▸ TO DO
A single run of lines is to be printed exactly: starting at the line with "Clone this chart" and ending at the line with "Bar, XAxis, YAxis", both included. Leave the pictures out.

--- start EXERCISE INPUTS ---

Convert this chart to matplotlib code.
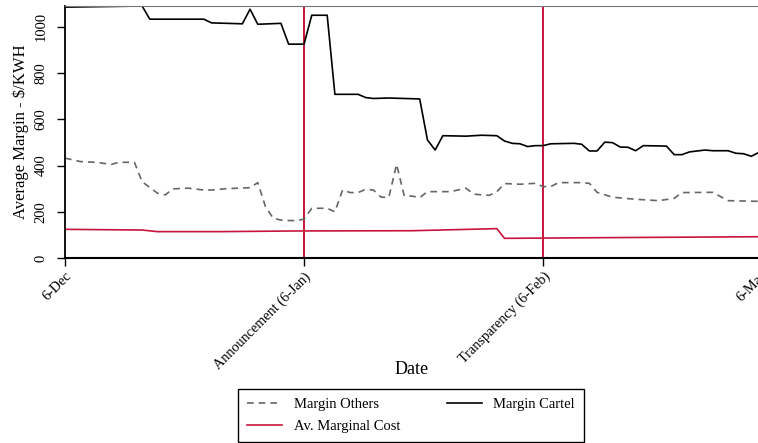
from matplotlib import pyplot as plt
import numpy as np

# dias desde el 6 de diciembre
cartel_days = [0, 10, 11, 18, 19, 23, 24, 25, 28, 29, 31, 32, 34, 35, 38, 39, 40, 42, 46, 47,
               48, 49, 52, 54, 56, 57, 58, 59, 60, 61, 62, 63, 66, 67, 68, 69, 70, 71, 72, 73,
               74, 75, 78, 79, 80, 81, 83, 84, 86, 87, 88, 89, 90]
cartel_vals = [1085, 1090, 1033, 1033, 1017, 1013, 1076, 1011, 1015, 925, 925, 1050, 1050, 708, 708, 694, 690, 692, 688, 511,
               467, 529, 527, 531, 529, 506, 496, 494, 482, 486, 486, 494, 496, 492, 463, 463, 501, 499, 480, 479,
               464, 486, 484, 447, 447, 459, 467, 464, 464, 453, 451, 440, 457]

others_days = [0, 2, 4, 6, 7, 9, 10, 12, 13, 14, 16, 18, 19, 21, 24, 25, 26, 27, 28, 29,
               30, 31, 32, 34, 35, 36, 37, 38, 39, 40, 41, 42, 43, 44, 45, 46, 47, 50, 52, 53,
               55, 56, 57, 59, 61, 62, 63, 64, 67, 68, 69, 71, 74, 77, 79, 80, 84, 86, 90]
others_vals = [432, 417, 414, 405, 414, 414, 330, 280, 273, 299, 302, 294, 294, 300, 304, 326, 222, 172, 164, 162,
               162, 168, 215, 215, 200, 294, 283, 283, 297, 294, 263, 263, 405, 268, 268, 261, 287, 287, 302, 276,
               271, 287, 322, 319, 323, 309, 309, 326, 326, 323, 284, 263, 254, 248, 258, 283, 284, 248, 245]

cost_days = [0, 10, 12, 20, 30, 45, 56, 57, 70, 90]
cost_vals = [124, 121, 114, 114, 117, 118, 127, 85, 88, 92]

event_days = [31, 62]
tick_days = [0, 31, 62, 90]
tick_labels = ['6-Dec', 'Announcement (6-Jan)', 'Transparency (6-Feb)', '6-Mar']

plt.rcParams['font.family'] = ['Liberation Serif', 'DejaVu Serif']
rojo = '#C8143C'

fig = plt.figure(figsize=(7.58, 4.43), dpi=100)
ax = fig.add_axes([65/758, 185/443, 694/758, 252/443])

for d in event_days:
    ax.axvline(d, color=rojo, lw=1.4, zorder=1)

l_others, = ax.plot(others_days, others_vals, color='#666666', lw=1.2, ls=(0, (4, 3)), label='Margin Others')
l_cartel, = ax.plot(cartel_days, cartel_vals, color='black', lw=1.2, label='Margin Cartel')
l_cost, = ax.plot(cost_days, cost_vals, color=rojo, lw=1.2, label='Av. Marginal Cost')

ax.set_xlim(0, 90)
ax.set_ylim(0, 1090)
ax.set_yticks([0, 200, 400, 600, 800, 1000])
ax.set_xticks(tick_days)
ax.set_xticklabels(tick_labels, rotation=45, ha='right', rotation_mode='anchor')
ax.tick_params(axis='both', direction='out', length=5.5, width=1, labelsize=10.3)
ax.tick_params(axis='x', pad=3)
ax.tick_params(axis='y', pad=7, labelsize=10.5)
for lab in ax.get_yticklabels():
    lab.set_rotation(90)
    lab.set_va('center')

ax.spines['right'].set_visible(False)
ax.spines['top'].set_color('#777777')
ax.spines['left'].set_linewidth(1.3)
ax.spines['bottom'].set_linewidth(1.5)

ax.set_ylabel('Average Margin - \\$/KWH', fontsize=12)
ax.yaxis.set_label_coords(-0.052, 0.5)
fig.text(412/758, 1 - 370/443, 'Date', fontsize=13, ha='center', va='center')

leg = fig.legend([l_others, l_cost, l_cartel], ['Margin Others', 'Av. Marginal Cost', 'Margin Cartel'],
                 ncol=2, loc='lower center', bbox_to_anchor=(411/758, 1/443), fontsize=10.5,
                 fancybox=False, edgecolor='black', framealpha=1, handlelength=2.4,
                 handletextpad=0.8, columnspacing=3.2, labelspacing=0.6, borderpad=0.6,
                 borderaxespad=0)
leg.get_frame().set_linewidth(1.0)

fig.savefig('out.png', dpi=100)
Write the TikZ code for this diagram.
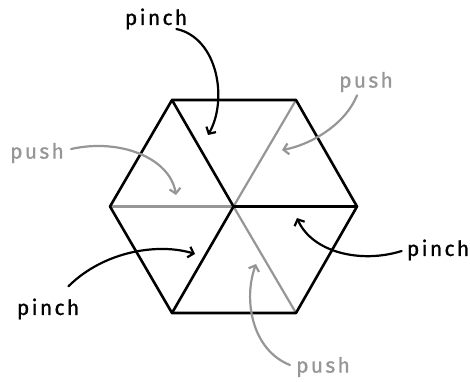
\documentclass[tikz,border=0pt]{standalone}
\usepackage{fontspec}
\setmainfont{Fira Sans}
\newfontfamily\handfont[LetterSpace=11, FakeBold=1]{Fira Sans}
\usetikzlibrary{arrows.meta}
\definecolor{pushgray}{RGB}{150,150,150}

\begin{document}
\begin{tikzpicture}[x=1pt, y=-1pt,
    hexline/.style={line width=2.6pt, line join=round, line cap=round},
    spoke/.style={line width=2.2pt, pushgray},
    lbl/.style={font=\handfont\fontsize{21}{21}\selectfont, inner sep=0pt},
    pinchlbl/.style={lbl, text=black},
    pushlbl/.style={lbl, text=pushgray},
    pincharrow/.style={line width=2.2pt, line cap=round, -{Straight Barb[length=5pt, width=11pt]}},
    pusharrow/.style={pincharrow, pushgray}]
    \useasboundingbox (0,0) rectangle (470,381);

    % Hexagon corners
    \coordinate (c) at (233.5,206.5);
    \coordinate (tl) at (172,100);
    \coordinate (tr) at (296,100);
    \coordinate (r) at (357,206.5);
    \coordinate (br) at (296,313);
    \coordinate (bl) at (172,313);
    \coordinate (l) at (110,206.5);

    % Grey spokes
    \draw[spoke] (c) -- (tr);
    \draw[spoke] (c) -- (l);
    \draw[spoke] (c) -- (br);

    % Black spokes and outline
    \draw[hexline] (tl) -- (c) -- (r);
    \draw[hexline] (c) -- (bl);
    \draw[hexline] (tl) -- (tr) -- (r) -- (br) -- (bl) -- (l) -- cycle;

    % Labels
    \node[pinchlbl] (pinchT) at (156,19) {pinch};
    \node[pushlbl] (pushTR) at (366,82) {push};
    \node[pushlbl] (pushL) at (37,153) {push};
    \node[pinchlbl] (pinchR) at (438,250) {pinch};
    \node[pinchlbl] (pinchL) at (48,309) {pinch};
    \node[pushlbl] (pushB) at (323,367) {push};

    % Arrow tips
    \coordinate (tipT) at (208,135);
    \coordinate (tipTR) at (282,150);
    \coordinate (tipL) at (176,195);
    \coordinate (tipR) at (297,218);
    \coordinate (tipLB) at (195,254);
    \coordinate (tipB) at (256,264);

    % Arrows
    \draw[pincharrow] ([xshift=-11pt, yshift=-4pt]pinchT.base east) .. controls (218,38) and (228,100) .. (tipT);
    \draw[pusharrow] ([xshift=-9pt, yshift=-3pt]pushTR.south) .. controls (345,125) and (310,145) .. (tipTR);
    \draw[pusharrow] ([xshift=7pt, yshift=4pt]pushL.east) .. controls (120,138) and (170,158) .. (tipL);
    \draw[pincharrow] ([xshift=-5pt, yshift=-1pt]pinchR.west) .. controls (360,264) and (312,252) .. (tipR);
    \draw[pincharrow] ([xshift=-11pt, yshift=12pt]pinchL.north east) .. controls (105,250) and (160,243) .. (tipLB);
    \draw[pusharrow] ([xshift=-6pt, yshift=2pt]pushB.west) .. controls (252,350) and (243,300) .. (tipB);
\end{tikzpicture}
\end{document}
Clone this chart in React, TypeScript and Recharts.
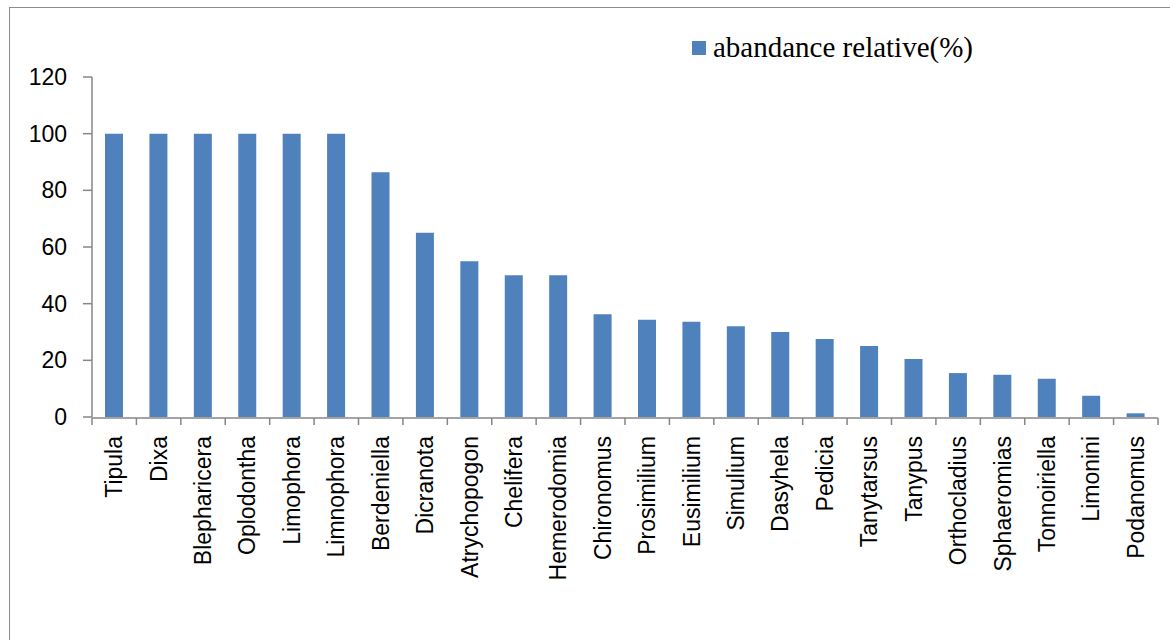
import React from 'react';
import { BarChart, Bar, XAxis, YAxis } from 'recharts';

// Genera (x-axis categories)
const genera = [
  'Tipula', 'Dixa', 'Blepharicera', 'Oplodontha', 'Limophora', 'Limnophora',
  'Berdeniella', 'Dicranota', 'Atrychopogon', 'Chelifera', 'Hemerodomia',
  'Chironomus', 'Prosimilium', 'Eusimilium', 'Simulium', 'Dasyhela', 'Pedicia',
  'Tanytarsus', 'Tanypus', 'Orthocladius', 'Sphaeromias', 'Tonnoiriella',
  'Limonini', 'Podanomus',
];

// Relative abundance (%) for each genus
const abundance = [
  100, 100, 100, 100, 100, 100, 86.4, 65, 55, 50, 50, 36.3, 34.3, 33.6, 32,
  30, 27.5, 25.1, 20.5, 15.5, 14.9, 13.5, 7.5, 1.3,
];

const yTicks = [0, 20, 40, 60, 80, 100, 120];
const seriesName = 'abandance relative(%)';

const data = genera.map((g, i) => ({ genus: g, value: abundance[i], idx: i }));
const boundaryTicks = genera.map((_, i) => i).concat([genera.length]);

const BAR_COLOR = '#4F81BD';
const AXIS_COLOR = '#868686';
const SANS = '"Liberation Sans", Arial, sans-serif';

const CategoryTick = (props: any) => {
  const { x, y, payload } = props;
  return (
    <text
      x={x}
      y={y}
      dx={-19}
      transform={`rotate(-90, ${x}, ${y})`}
      textAnchor="end"
      dominantBaseline="central"
      fontFamily={SANS}
      fontSize={23}
      fill="#000"
    >
      {payload.value}
    </text>
  );
};

const NoLabel = () => <g />;

export default function App() {
  return (
    <div
      style={{
        position: 'absolute',
        left: 0,
        top: 0,
        width: 1170,
        height: 640,
        overflow: 'hidden',
        background: '#fff',
      }}
    >
      <div
        style={{
          position: 'absolute',
          left: 9,
          top: 7,
          width: 1300,
          height: 800,
          border: '1px solid #8c8c8c',
          boxSizing: 'border-box',
        }}
      />
      <div style={{ position: 'absolute', left: 0, top: 0 }}>
        <BarChart
          width={1170}
          height={640}
          data={data}
          margin={{ top: 77, right: 12, left: 12, bottom: 221 }}
        >
          <XAxis
            xAxisId="grid"
            type="number"
            dataKey="idx"
            domain={[0, genera.length]}
            ticks={boundaryTicks}
            interval={0}
            height={1}
            allowDataOverflow
            axisLine={{ stroke: AXIS_COLOR, strokeWidth: 1.5 }}
            tickLine={{ stroke: AXIS_COLOR, strokeWidth: 1.5 }}
            tickSize={7}
            tick={<NoLabel />}
          />
          <XAxis
            xAxisId="cat"
            dataKey="genus"
            type="category"
            interval={0}
            height={1}
            axisLine={false}
            tickLine={false}
            tickSize={0}
            tickMargin={0}
            tick={<CategoryTick />}
          />
          <YAxis
            domain={[0, 120]}
            ticks={yTicks}
            interval={0}
            width={80}
            axisLine={{ stroke: AXIS_COLOR, strokeWidth: 1.5 }}
            tickLine={{ stroke: AXIS_COLOR, strokeWidth: 1.5 }}
            tickSize={9}
            tickMargin={16}
            tick={{ fill: '#000', fontSize: 23, fontFamily: SANS }}
          />
          <Bar
            xAxisId="cat"
            dataKey="value"
            name={seriesName}
            fill={BAR_COLOR}
            barSize={18}
            isAnimationActive={false}
          />
        </BarChart>
      </div>
      <div
        style={{
          position: 'absolute',
          left: 692,
          top: 31,
          display: 'flex',
          alignItems: 'center',
          fontFamily: '"Liberation Serif", "Times New Roman", serif',
          fontSize: 29,
          color: '#000',
          whiteSpace: 'nowrap',
        }}
      >
        <span
          style={{
            display: 'inline-block',
            width: 14,
            height: 14,
            background: BAR_COLOR,
            marginRight: 7,
          }}
        />
        <span>{seriesName}</span>
      </div>
    </div>
  );
}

--- end EXERCISE INPUTS ---

▸ OUTPUT FOR THIS EXERCISE
Clone this chart in React, TypeScript and Recharts.
import React from 'react';
import { BarChart, Bar, XAxis, YAxis } from 'recharts';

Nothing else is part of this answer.